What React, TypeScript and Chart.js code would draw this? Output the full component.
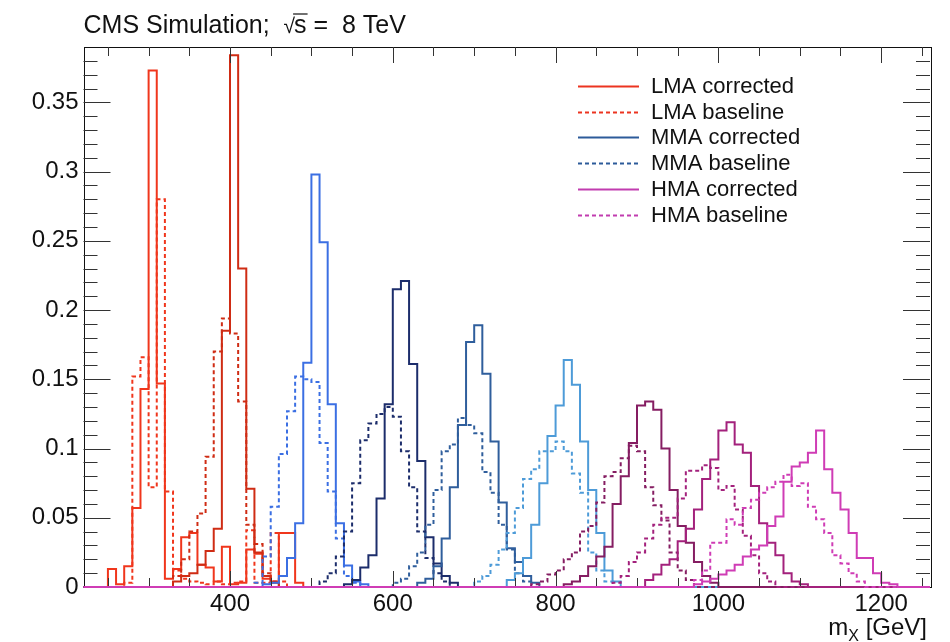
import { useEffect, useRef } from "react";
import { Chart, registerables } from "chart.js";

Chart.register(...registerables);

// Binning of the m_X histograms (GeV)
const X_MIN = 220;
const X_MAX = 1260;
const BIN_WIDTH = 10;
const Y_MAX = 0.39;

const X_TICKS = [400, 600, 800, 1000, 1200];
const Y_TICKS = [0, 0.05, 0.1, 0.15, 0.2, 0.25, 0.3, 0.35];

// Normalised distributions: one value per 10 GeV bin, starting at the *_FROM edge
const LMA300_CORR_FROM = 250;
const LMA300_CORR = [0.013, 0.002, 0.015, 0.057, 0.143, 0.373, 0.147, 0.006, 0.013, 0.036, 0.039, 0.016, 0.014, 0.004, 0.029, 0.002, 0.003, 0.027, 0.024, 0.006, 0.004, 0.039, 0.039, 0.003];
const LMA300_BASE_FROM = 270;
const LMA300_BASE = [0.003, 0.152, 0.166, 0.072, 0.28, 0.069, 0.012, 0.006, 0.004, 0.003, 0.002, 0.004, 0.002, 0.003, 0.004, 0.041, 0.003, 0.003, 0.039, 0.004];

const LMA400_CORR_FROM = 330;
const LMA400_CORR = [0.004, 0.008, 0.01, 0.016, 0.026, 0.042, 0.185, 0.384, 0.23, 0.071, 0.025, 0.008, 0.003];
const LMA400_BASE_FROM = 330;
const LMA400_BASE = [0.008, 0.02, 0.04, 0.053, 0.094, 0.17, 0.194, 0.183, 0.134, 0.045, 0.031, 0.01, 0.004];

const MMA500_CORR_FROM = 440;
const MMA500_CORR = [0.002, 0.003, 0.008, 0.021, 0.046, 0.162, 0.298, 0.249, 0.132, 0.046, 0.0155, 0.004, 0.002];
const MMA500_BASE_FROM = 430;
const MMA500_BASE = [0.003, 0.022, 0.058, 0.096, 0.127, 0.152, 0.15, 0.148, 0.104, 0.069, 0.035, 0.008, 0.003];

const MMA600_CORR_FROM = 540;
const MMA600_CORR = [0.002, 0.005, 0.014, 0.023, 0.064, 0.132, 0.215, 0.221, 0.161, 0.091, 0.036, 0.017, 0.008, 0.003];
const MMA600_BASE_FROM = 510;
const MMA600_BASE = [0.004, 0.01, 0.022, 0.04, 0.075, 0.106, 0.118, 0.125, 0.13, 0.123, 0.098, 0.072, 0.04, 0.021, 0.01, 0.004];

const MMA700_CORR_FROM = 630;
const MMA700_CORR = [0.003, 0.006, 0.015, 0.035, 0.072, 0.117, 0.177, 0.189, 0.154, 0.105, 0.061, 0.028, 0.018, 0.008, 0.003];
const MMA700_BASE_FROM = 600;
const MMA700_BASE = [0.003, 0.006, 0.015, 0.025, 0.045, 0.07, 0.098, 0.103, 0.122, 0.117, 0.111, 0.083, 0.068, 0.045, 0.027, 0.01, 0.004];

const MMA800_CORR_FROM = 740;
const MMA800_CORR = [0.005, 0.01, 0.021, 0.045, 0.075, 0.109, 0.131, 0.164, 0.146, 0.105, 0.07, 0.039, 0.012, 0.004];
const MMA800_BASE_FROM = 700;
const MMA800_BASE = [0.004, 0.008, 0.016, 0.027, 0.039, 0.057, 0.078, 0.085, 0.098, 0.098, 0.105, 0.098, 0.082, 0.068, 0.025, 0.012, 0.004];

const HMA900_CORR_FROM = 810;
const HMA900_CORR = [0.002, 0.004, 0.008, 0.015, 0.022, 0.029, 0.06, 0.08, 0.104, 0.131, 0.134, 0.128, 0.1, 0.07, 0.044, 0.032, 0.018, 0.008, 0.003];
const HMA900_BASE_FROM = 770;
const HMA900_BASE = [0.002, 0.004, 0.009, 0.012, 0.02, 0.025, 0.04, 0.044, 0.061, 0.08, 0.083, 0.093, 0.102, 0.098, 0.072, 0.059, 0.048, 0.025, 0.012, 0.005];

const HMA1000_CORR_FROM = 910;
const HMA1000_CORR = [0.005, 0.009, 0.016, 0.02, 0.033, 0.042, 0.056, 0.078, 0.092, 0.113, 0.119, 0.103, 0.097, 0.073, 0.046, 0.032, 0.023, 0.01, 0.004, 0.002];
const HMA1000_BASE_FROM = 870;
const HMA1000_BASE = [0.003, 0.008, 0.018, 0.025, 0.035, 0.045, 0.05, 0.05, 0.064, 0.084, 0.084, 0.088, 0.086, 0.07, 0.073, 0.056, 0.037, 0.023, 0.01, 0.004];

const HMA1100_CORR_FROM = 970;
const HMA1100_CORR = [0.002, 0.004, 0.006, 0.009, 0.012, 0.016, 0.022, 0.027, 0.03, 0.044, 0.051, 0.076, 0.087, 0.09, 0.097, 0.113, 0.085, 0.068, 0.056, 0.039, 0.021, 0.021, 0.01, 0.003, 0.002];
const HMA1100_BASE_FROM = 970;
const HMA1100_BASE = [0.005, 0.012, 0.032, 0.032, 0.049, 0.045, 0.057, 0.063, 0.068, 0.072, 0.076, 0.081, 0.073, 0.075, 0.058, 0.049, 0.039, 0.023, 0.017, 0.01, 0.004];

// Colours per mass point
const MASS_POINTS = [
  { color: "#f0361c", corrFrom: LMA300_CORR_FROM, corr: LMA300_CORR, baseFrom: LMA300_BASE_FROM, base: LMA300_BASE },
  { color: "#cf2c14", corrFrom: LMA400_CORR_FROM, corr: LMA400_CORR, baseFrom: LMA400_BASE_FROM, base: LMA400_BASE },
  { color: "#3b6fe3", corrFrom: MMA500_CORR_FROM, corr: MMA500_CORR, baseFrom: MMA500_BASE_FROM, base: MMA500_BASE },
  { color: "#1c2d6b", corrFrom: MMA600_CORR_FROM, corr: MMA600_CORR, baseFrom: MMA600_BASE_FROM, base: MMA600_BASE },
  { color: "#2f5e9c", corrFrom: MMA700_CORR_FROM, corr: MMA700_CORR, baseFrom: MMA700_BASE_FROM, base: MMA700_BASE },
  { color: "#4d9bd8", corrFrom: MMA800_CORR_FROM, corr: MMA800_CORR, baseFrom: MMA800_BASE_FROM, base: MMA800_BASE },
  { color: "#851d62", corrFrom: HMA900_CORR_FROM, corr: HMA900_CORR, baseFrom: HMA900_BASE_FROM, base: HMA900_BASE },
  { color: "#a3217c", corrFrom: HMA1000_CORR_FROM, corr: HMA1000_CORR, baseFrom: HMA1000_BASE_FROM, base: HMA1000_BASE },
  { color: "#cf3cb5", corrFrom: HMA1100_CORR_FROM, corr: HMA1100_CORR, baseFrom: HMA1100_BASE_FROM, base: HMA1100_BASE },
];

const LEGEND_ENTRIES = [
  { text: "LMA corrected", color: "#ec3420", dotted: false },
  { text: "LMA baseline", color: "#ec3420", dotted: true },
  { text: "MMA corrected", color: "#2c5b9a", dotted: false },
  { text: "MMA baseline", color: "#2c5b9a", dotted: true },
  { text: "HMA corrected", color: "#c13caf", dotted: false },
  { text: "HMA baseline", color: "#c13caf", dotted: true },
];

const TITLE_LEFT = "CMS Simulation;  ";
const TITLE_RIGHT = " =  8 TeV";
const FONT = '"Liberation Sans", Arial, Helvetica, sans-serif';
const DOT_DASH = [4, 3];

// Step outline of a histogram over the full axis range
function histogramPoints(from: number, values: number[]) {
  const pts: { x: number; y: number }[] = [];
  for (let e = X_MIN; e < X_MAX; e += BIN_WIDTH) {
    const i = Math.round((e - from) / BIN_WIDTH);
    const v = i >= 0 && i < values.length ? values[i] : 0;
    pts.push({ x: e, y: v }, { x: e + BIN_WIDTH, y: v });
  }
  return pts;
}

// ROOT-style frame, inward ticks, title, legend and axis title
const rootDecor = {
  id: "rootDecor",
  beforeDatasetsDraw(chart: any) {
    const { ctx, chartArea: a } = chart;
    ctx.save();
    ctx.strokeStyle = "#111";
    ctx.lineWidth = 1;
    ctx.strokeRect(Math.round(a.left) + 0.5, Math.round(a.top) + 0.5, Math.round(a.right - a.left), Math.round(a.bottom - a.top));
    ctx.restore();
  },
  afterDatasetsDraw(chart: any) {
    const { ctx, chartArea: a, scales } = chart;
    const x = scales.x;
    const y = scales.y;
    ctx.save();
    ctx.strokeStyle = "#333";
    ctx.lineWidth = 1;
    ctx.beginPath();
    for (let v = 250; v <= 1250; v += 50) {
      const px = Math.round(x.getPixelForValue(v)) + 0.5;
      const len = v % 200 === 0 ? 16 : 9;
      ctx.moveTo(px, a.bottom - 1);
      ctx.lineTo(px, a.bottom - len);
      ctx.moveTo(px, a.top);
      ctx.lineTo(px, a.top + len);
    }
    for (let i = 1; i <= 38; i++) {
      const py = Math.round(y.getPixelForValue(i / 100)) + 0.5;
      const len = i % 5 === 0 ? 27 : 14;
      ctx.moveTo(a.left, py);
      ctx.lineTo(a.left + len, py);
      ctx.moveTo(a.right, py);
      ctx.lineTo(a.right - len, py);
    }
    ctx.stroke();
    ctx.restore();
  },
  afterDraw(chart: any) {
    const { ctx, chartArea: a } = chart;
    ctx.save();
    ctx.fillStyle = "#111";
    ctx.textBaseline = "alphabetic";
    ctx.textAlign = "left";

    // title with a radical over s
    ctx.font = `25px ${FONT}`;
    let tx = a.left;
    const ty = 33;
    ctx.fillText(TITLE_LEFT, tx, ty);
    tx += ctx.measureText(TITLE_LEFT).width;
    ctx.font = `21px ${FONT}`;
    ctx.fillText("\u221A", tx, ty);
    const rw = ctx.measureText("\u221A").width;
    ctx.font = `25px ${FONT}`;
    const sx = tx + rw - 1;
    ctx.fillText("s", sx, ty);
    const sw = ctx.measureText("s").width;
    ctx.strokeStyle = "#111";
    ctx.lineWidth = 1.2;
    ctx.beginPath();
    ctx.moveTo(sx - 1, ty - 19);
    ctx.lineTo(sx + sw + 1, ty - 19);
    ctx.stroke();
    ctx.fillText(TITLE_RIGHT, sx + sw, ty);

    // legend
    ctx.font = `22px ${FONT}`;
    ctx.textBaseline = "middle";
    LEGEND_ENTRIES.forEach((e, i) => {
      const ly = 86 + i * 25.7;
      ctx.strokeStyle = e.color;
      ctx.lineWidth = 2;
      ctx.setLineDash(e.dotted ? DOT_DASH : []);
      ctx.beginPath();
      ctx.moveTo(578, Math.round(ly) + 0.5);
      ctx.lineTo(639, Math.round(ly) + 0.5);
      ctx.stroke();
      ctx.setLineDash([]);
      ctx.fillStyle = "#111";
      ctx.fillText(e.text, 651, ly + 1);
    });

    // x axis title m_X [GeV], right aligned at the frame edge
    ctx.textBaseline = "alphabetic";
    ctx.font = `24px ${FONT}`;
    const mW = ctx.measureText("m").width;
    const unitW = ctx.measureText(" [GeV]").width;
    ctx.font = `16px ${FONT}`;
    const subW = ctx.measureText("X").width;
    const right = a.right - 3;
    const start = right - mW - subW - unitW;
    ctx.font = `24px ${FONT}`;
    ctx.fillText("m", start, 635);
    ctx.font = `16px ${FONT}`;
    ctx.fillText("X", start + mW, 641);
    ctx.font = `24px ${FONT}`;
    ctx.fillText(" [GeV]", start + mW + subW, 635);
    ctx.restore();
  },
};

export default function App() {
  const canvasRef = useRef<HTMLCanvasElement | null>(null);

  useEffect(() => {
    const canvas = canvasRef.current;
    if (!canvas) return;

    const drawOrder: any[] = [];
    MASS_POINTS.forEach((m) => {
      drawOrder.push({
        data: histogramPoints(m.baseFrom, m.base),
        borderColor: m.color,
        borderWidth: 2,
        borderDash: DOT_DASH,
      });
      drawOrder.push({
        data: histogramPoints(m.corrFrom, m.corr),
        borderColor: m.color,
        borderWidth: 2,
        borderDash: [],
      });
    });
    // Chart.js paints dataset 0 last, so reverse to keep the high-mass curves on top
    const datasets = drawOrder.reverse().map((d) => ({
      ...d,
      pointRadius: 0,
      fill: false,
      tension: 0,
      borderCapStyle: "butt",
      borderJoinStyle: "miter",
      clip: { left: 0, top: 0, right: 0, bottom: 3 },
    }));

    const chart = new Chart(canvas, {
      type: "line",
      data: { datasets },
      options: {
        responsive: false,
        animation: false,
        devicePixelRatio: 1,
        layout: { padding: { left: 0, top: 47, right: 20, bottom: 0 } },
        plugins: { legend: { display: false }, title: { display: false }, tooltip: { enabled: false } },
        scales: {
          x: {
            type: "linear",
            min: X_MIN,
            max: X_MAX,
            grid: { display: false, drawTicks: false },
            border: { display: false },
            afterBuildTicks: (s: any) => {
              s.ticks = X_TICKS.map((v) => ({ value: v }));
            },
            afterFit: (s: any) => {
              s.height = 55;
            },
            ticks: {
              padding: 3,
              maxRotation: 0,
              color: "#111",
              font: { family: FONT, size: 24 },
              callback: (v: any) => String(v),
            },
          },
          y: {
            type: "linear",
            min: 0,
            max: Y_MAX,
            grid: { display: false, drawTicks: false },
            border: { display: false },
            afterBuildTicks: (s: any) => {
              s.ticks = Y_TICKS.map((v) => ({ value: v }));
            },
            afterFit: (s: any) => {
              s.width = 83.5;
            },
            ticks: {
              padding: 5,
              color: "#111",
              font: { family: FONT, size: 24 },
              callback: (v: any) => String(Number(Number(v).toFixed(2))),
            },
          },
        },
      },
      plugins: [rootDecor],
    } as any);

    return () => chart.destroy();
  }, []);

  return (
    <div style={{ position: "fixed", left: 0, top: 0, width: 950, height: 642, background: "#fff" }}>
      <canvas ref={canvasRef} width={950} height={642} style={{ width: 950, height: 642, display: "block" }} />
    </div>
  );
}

--------------------------------

Description of the task>
Your task is to return the lines above, from the first one up to and including the line containing "0.021, 0.01, 0.004];", minus any pictures.

Answer>
What React, TypeScript and Chart.js code would draw this? Output the full component.
import { useEffect, useRef } from "react";
import { Chart, registerables } from "chart.js";

Chart.register(...registerables);

// Binning of the m_X histograms (GeV)
const X_MIN = 220;
const X_MAX = 1260;
const BIN_WIDTH = 10;
const Y_MAX = 0.39;

const X_TICKS = [400, 600, 800, 1000, 1200];
const Y_TICKS = [0, 0.05, 0.1, 0.15, 0.2, 0.25, 0.3, 0.35];

// Normalised distributions: one value per 10 GeV bin, starting at the *_FROM edge
const LMA300_CORR_FROM = 250;
const LMA300_CORR = [0.013, 0.002, 0.015, 0.057, 0.143, 0.373, 0.147, 0.006, 0.013, 0.036, 0.039, 0.016, 0.014, 0.004, 0.029, 0.002, 0.003, 0.027, 0.024, 0.006, 0.004, 0.039, 0.039, 0.003];
const LMA300_BASE_FROM = 270;
const LMA300_BASE = [0.003, 0.152, 0.166, 0.072, 0.28, 0.069, 0.012, 0.006, 0.004, 0.003, 0.002, 0.004, 0.002, 0.003, 0.004, 0.041, 0.003, 0.003, 0.039, 0.004];

const LMA400_CORR_FROM = 330;
const LMA400_CORR = [0.004, 0.008, 0.01, 0.016, 0.026, 0.042, 0.185, 0.384, 0.23, 0.071, 0.025, 0.008, 0.003];
const LMA400_BASE_FROM = 330;
const LMA400_BASE = [0.008, 0.02, 0.04, 0.053, 0.094, 0.17, 0.194, 0.183, 0.134, 0.045, 0.031, 0.01, 0.004];

const MMA500_CORR_FROM = 440;
const MMA500_CORR = [0.002, 0.003, 0.008, 0.021, 0.046, 0.162, 0.298, 0.249, 0.132, 0.046, 0.0155, 0.004, 0.002];
const MMA500_BASE_FROM = 430;
const MMA500_BASE = [0.003, 0.022, 0.058, 0.096, 0.127, 0.152, 0.15, 0.148, 0.104, 0.069, 0.035, 0.008, 0.003];

const MMA600_CORR_FROM = 540;
const MMA600_CORR = [0.002, 0.005, 0.014, 0.023, 0.064, 0.132, 0.215, 0.221, 0.161, 0.091, 0.036, 0.017, 0.008, 0.003];
const MMA600_BASE_FROM = 510;
const MMA600_BASE = [0.004, 0.01, 0.022, 0.04, 0.075, 0.106, 0.118, 0.125, 0.13, 0.123, 0.098, 0.072, 0.04, 0.021, 0.01, 0.004];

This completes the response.